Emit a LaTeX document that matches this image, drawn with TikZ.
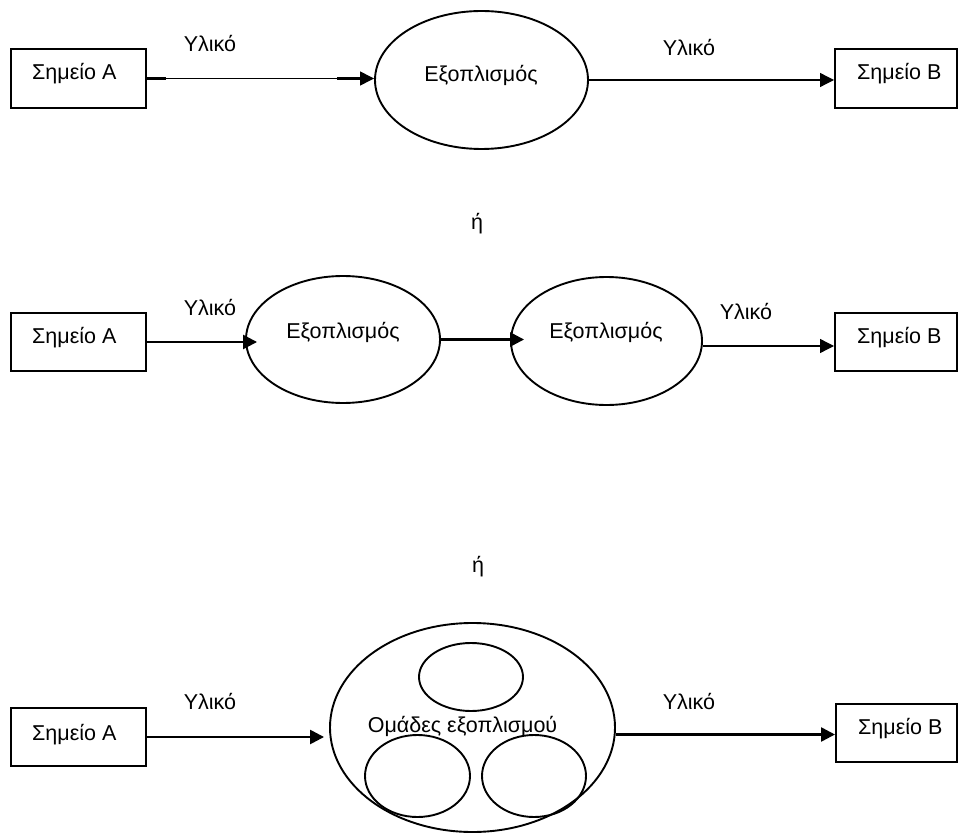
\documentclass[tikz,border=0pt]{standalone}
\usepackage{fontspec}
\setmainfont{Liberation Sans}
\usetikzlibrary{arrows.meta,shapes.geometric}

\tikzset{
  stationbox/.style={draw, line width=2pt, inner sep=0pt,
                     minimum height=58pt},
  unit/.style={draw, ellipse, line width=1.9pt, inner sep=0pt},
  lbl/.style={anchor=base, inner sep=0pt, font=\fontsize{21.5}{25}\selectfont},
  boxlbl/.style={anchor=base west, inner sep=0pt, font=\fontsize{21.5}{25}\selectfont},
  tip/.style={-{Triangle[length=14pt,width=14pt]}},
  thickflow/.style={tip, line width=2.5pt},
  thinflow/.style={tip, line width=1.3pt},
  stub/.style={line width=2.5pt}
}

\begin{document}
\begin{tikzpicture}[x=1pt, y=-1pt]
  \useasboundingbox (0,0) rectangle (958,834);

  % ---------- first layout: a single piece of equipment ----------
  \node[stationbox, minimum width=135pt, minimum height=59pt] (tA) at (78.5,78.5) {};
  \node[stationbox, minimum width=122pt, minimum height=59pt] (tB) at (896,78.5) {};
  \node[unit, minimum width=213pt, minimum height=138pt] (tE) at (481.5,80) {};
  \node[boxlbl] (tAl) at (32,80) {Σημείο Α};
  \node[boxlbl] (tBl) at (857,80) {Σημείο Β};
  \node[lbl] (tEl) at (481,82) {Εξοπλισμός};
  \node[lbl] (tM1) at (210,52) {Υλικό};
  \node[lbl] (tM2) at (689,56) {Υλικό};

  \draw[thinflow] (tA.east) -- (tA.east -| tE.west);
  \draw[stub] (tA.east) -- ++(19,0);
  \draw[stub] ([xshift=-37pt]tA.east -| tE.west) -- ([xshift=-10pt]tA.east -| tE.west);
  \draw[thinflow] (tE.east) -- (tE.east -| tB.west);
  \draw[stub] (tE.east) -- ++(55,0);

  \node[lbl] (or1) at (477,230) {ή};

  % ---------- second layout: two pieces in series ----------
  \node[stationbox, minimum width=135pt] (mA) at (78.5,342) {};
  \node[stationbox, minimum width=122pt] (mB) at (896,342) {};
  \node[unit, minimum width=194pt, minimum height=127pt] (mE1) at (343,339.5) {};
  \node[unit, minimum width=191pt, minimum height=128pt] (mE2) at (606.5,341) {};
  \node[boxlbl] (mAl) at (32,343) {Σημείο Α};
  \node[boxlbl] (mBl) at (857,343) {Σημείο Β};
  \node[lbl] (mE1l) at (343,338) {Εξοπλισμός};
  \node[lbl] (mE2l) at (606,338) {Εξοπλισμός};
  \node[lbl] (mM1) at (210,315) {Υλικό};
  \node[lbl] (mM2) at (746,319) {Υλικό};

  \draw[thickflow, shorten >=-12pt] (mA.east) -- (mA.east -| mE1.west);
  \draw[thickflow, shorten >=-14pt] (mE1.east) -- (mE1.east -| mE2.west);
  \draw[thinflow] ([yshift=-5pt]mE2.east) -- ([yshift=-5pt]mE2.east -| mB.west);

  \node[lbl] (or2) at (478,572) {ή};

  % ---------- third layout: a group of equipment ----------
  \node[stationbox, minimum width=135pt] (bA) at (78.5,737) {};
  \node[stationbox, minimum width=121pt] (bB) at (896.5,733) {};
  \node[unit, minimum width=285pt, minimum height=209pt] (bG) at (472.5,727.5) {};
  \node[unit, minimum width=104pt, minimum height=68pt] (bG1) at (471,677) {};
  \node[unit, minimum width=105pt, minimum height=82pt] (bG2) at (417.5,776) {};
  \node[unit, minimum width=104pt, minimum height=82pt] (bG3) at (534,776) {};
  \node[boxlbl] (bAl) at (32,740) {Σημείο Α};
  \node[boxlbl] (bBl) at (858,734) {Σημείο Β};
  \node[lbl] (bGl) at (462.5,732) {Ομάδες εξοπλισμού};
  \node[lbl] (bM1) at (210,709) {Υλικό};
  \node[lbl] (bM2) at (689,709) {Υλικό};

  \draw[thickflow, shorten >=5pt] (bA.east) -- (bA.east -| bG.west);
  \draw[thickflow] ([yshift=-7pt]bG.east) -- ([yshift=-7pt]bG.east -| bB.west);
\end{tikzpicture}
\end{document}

Directions – Give the data again exactly as written, with all pictures left out.

Result for this task –
Emit a LaTeX document that matches this image, drawn with TikZ.
\documentclass[tikz,border=0pt]{standalone}
\usepackage{fontspec}
\setmainfont{Liberation Sans}
\usetikzlibrary{arrows.meta,shapes.geometric}

\tikzset{
  stationbox/.style={draw, line width=2pt, inner sep=0pt,
                     minimum height=58pt},
  unit/.style={draw, ellipse, line width=1.9pt, inner sep=0pt},
  lbl/.style={anchor=base, inner sep=0pt, font=\fontsize{21.5}{25}\selectfont},
  boxlbl/.style={anchor=base west, inner sep=0pt, font=\fontsize{21.5}{25}\selectfont},
  tip/.style={-{Triangle[length=14pt,width=14pt]}},
  thickflow/.style={tip, line width=2.5pt},
  thinflow/.style={tip, line width=1.3pt},
  stub/.style={line width=2.5pt}
}

\begin{document}
\begin{tikzpicture}[x=1pt, y=-1pt]
  \useasboundingbox (0,0) rectangle (958,834);

  % ---------- first layout: a single piece of equipment ----------
  \node[stationbox, minimum width=135pt, minimum height=59pt] (tA) at (78.5,78.5) {};
  \node[stationbox, minimum width=122pt, minimum height=59pt] (tB) at (896,78.5) {};
  \node[unit, minimum width=213pt, minimum height=138pt] (tE) at (481.5,80) {};
  \node[boxlbl] (tAl) at (32,80) {Σημείο Α};
  \node[boxlbl] (tBl) at (857,80) {Σημείο Β};
  \node[lbl] (tEl) at (481,82) {Εξοπλισμός};
  \node[lbl] (tM1) at (210,52) {Υλικό};
  \node[lbl] (tM2) at (689,56) {Υλικό};

  \draw[thinflow] (tA.east) -- (tA.east -| tE.west);
  \draw[stub] (tA.east) -- ++(19,0);
  \draw[stub] ([xshift=-37pt]tA.east -| tE.west) -- ([xshift=-10pt]tA.east -| tE.west);
  \draw[thinflow] (tE.east) -- (tE.east -| tB.west);
  \draw[stub] (tE.east) -- ++(55,0);

  \node[lbl] (or1) at (477,230) {ή};

  % ---------- second layout: two pieces in series ----------
  \node[stationbox, minimum width=135pt] (mA) at (78.5,342) {};
  \node[stationbox, minimum width=122pt] (mB) at (896,342) {};
  \node[unit, minimum width=194pt, minimum height=127pt] (mE1) at (343,339.5) {};
  \node[unit, minimum width=191pt, minimum height=128pt] (mE2) at (606.5,341) {};
  \node[boxlbl] (mAl) at (32,343) {Σημείο Α};
  \node[boxlbl] (mBl) at (857,343) {Σημείο Β};
  \node[lbl] (mE1l) at (343,338) {Εξοπλισμός};
  \node[lbl] (mE2l) at (606,338) {Εξοπλισμός};
  \node[lbl] (mM1) at (210,315) {Υλικό};
  \node[lbl] (mM2) at (746,319) {Υλικό};

  \draw[thickflow, shorten >=-12pt] (mA.east) -- (mA.east -| mE1.west);
  \draw[thickflow, shorten >=-14pt] (mE1.east) -- (mE1.east -| mE2.west);
  \draw[thinflow] ([yshift=-5pt]mE2.east) -- ([yshift=-5pt]mE2.east -| mB.west);

  \node[lbl] (or2) at (478,572) {ή};

  % ---------- third layout: a group of equipment ----------
  \node[stationbox, minimum width=135pt] (bA) at (78.5,737) {};
  \node[stationbox, minimum width=121pt] (bB) at (896.5,733) {};
  \node[unit, minimum width=285pt, minimum height=209pt] (bG) at (472.5,727.5) {};
  \node[unit, minimum width=104pt, minimum height=68pt] (bG1) at (471,677) {};
  \node[unit, minimum width=105pt, minimum height=82pt] (bG2) at (417.5,776) {};
  \node[unit, minimum width=104pt, minimum height=82pt] (bG3) at (534,776) {};
  \node[boxlbl] (bAl) at (32,740) {Σημείο Α};
  \node[boxlbl] (bBl) at (858,734) {Σημείο Β};
  \node[lbl] (bGl) at (462.5,732) {Ομάδες εξοπλισμού};
  \node[lbl] (bM1) at (210,709) {Υλικό};
  \node[lbl] (bM2) at (689,709) {Υλικό};

  \draw[thickflow, shorten >=5pt] (bA.east) -- (bA.east -| bG.west);
  \draw[thickflow] ([yshift=-7pt]bG.east) -- ([yshift=-7pt]bG.east -| bB.west);
\end{tikzpicture}
\end{document}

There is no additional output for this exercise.